Al verla, salió a paso ligero hacia el muelle tras recibir un gesto rápido de Grace, mientras ella misma bajaba la pasarela. El Perro la esperó con los brazos cruzados y el sombrero ladeado, con esa media sonrisa que siempre parecía ocultar algo.
  • No me gusta esto - dijo sin rodeos, bajando la voz - Amarrar en el muelle con esas velas… - señaló con la barbilla las del Red Viper, la calavera y la serpiente ondeando al viento - No creo que los piratas seamos bienvenidos aquí.
Grace rio, dándole dos palmadas en la espalda.
  • Ahora estamos en la tierra de los piratas, Perro. Aquí somos dueños y señores, aunque esos infelices lleven sotana o espada.
El Perro arqueó una ceja, todavía con desconfianza.
  • ¿Y qué proponéis?
  • Proponer, no - replicó Grace, sonriendo mientras avanzaba hacia el bullicio del puerto - Ordeno. Y lo que ordeno es que me acompañes a beber.
El Perro soltó una carcajada ronca y se ajustó el sombrero.
  • Eso sí que no lo pienso discutir, capitana.
Las calles de la isla hervían de vida, pero bajo aquella apariencia colorida se respiraba pólvora y cuchillos escondidos. Grace y el Perro encabezaban la marcha, hombro con hombro, abriéndose paso por el empedrado desigual de la calle principal. Tras ellos caminaban un puñado de sus hombres: Yara con el gesto serio, Snatch jugueteando con una moneda, y Cortés tarareando algo apenas audible. También se unió a la expedición la vigía del Madra Ifrinn, una mujer irlandesa, bella e indomable a partes iguales.

El camino hacia la taberna no tenía pérdida: bastaba seguir los gritos y los estrépitos de botellas rotas que reventaban en mitad de la calle. El aire olía a ron, a pescado podrido y a sudor de puerto.

En las aceras, niños descalzos corrían entre gallinas, intentando atrapar monedas que caían de las bolsas de los mercaderes. Mujeres con cestas en la cabeza voceaban frutas, carne seca y hierbas medicinales, al tiempo que se apartaban con miedo cuando se cruzaban con las patrullas armadas. Los soldados, con sus casacas rojas y moradas, marchaban en pelotones compactos. Sus botas resonaban sobre las piedras como tambores de guerra, y aunque las sonrisas de los comerciantes intentaban disimularlo, todos sabían que aquellas lanzas y arcabuces no estaban para proteger, sino para vigilar.

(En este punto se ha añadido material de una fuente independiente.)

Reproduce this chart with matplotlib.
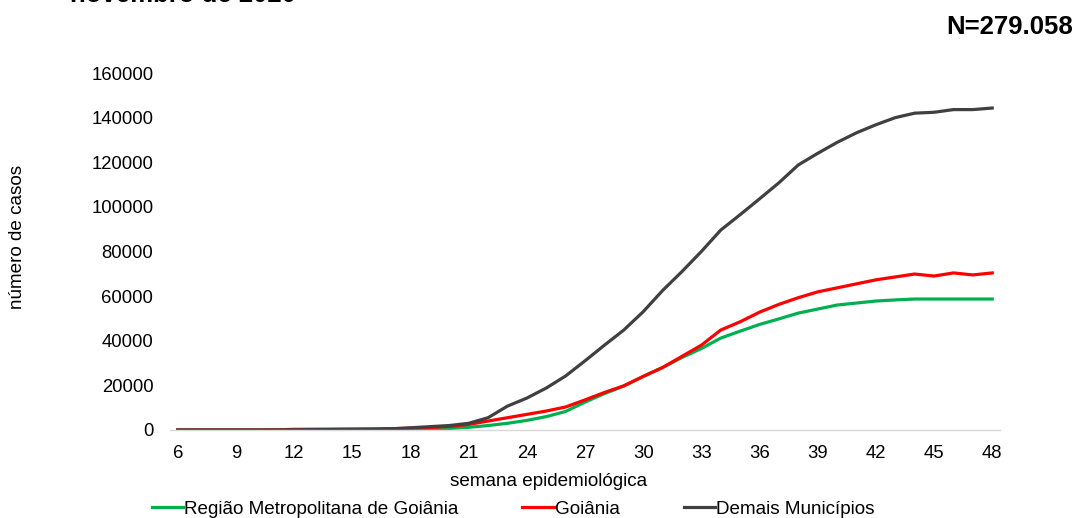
import matplotlib
matplotlib.use("Agg")
import matplotlib.pyplot as plt

plt.rcParams['font.family'] = ['Liberation Sans', 'DejaVu Sans']

semanas = list(range(6, 49))

regiao_metropolitana = [
    0, 0, 0, 0, 0, 0, 0, 0, 0, 0, 50,          # 6-16
    150, 300, 450, 700, 1200, 2000, 3000, 4300, 6000, 8300,  # 17-26
    12500, 16300, 19700, 24000, 28000, 32500, 36500, 41200, 44300, 47300,  # 27-36
    49800, 52400, 54200, 56000, 56900, 57800, 58300, 58700, 58700, 58700,  # 37-46
    58700, 58700,  # 47-48
]

goiania = [
    0, 0, 0, 0, 0, 50, 300, 350, 400, 450, 500,  # 6-16
    600, 800, 1100, 1600, 2500, 4000, 5500, 7000, 8500, 10300,  # 17-26
    13500, 16800, 19800, 24000, 28000, 33000, 38000, 44800, 48500, 52800,  # 27-36
    56300, 59300, 61900, 63700, 65500, 67300, 68600, 69900, 69000, 70400,  # 37-46
    69500, 70400,  # 47-48
]

demais_municipios = [
    0, 0, 0, 0, 0, 0, 100, 150, 200, 250, 300,  # 6-16
    500, 1000, 1500, 2000, 3000, 5500, 10700, 14300, 18800, 24200,  # 17-26
    31000, 38000, 44800, 53000, 62500, 71000, 80000, 89600, 96500, 103600,  # 27-36
    110800, 118800, 124000, 128900, 133200, 136800, 140000, 142000, 142400, 143600,  # 37-46
    143600, 144300,  # 47-48
]

x_ticks = list(range(6, 49, 3))
y_ticks = list(range(0, 160001, 20000))

W, H = 1078, 518
fig = plt.figure(figsize=(W / 100, H / 100), dpi=100)
ax = fig.add_axes([170 / W, 1 - 430 / H, (1000 - 170) / W, (430 - 73) / H])

ax.plot(semanas, regiao_metropolitana, color='#00B050', lw=2.3,
        label='Região Metropolitana de Goiânia', solid_joinstyle='round')
ax.plot(semanas, goiania, color='#FF0000', lw=2.3, label='Goiânia',
        solid_joinstyle='round')
ax.plot(semanas, demais_municipios, color='#404040', lw=2.3,
        label='Demais Municípios', solid_joinstyle='round')

ax.set_xlim(5.6, 48.4)
ax.set_ylim(0, 160000)
ax.set_xticks(x_ticks)
ax.set_yticks(y_ticks)
ax.set_yticklabels([str(v) for v in y_ticks])
ax.tick_params(axis='both', length=0, labelsize=13.3, colors='black')
ax.tick_params(axis='x', pad=11)
ax.tick_params(axis='y', pad=12)

for side in ['top', 'right', 'left']:
    ax.spines[side].set_visible(False)
ax.spines['bottom'].set_color('#d9d9d9')
ax.spines['bottom'].set_linewidth(1.0)

fig.text(549 / W, 1 - 482 / H, 'semana epidemiológica', ha='center', va='center',
         fontsize=13.6)
fig.text(18 / W, 1 - 237 / H, 'número de casos', ha='center', va='center',
         rotation=90, fontsize=13.6)

fig.text(70 / W, 1 - 2.5 / H, 'novembro de 2020', ha='left', va='baseline',
         fontsize=18.5, fontweight='bold')
fig.text(1073 / W, 1 - 27 / H, 'N=279.058', ha='right', va='center',
         fontsize=18.5, fontweight='bold')

fig.legend(loc='center', bbox_to_anchor=(513 / W, 1 - 509 / H), ncol=3,
           frameon=False, fontsize=13.6, handlelength=1.65, handletextpad=0.05,
           columnspacing=3.4, borderpad=0, borderaxespad=0)

fig.savefig('out.png', dpi=100)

El contraste era brutal: un lugar hermoso, brillante bajo el sol del Caribe, pero cubierto por la sombra del dominio. De repente, un portazo interrumpió la marcha. Un hombre salió volando por una puerta a la izquierda, acompañado de insultos, carcajadas y una botella rota que rodó por el suelo. Cayó de bruces justo a los pies del Perro, que se detuvo en seco.

El borracho, con la ropa desgarrada y los labios manchados de ron, levantó la vista nublada. Intentó incorporarse, aferrándose a las ropas del capitán. El Perro bajó la mirada, lento, y su voz salió como un gruñido:
  • Suéltame… si no quieres morir.
El hombre lo soltó al instante, levantando las manos en un gesto de disculpa.
  • P… perdonad, mi señor… perdonad…
Se tambaleó un par de pasos hacia atrás, escupió sangre y rió solo como un loco, antes de murmurar con voz pastosa.
  • Bienvenidos a… Santo Domingo.
Y se perdió entre la multitud, tropezando con los soldados que lo miraban con desprecio.
Seamus lo observo con ira mientras se marchaba tambaleante, al mismo tiempo que se limpiaba con la mano sus ropas.
  • ¿Estás segura que quieres entrar en esa taberna? - preguntó mirando hacía el interior del recinto, de donde solo salían insultos y música desafinada.
Grace lo miró con su sonrisa burlona y sin decir nada entró dentro.
El Perro, refunfuñando a través del humo de su pipa, la siguió de cerca.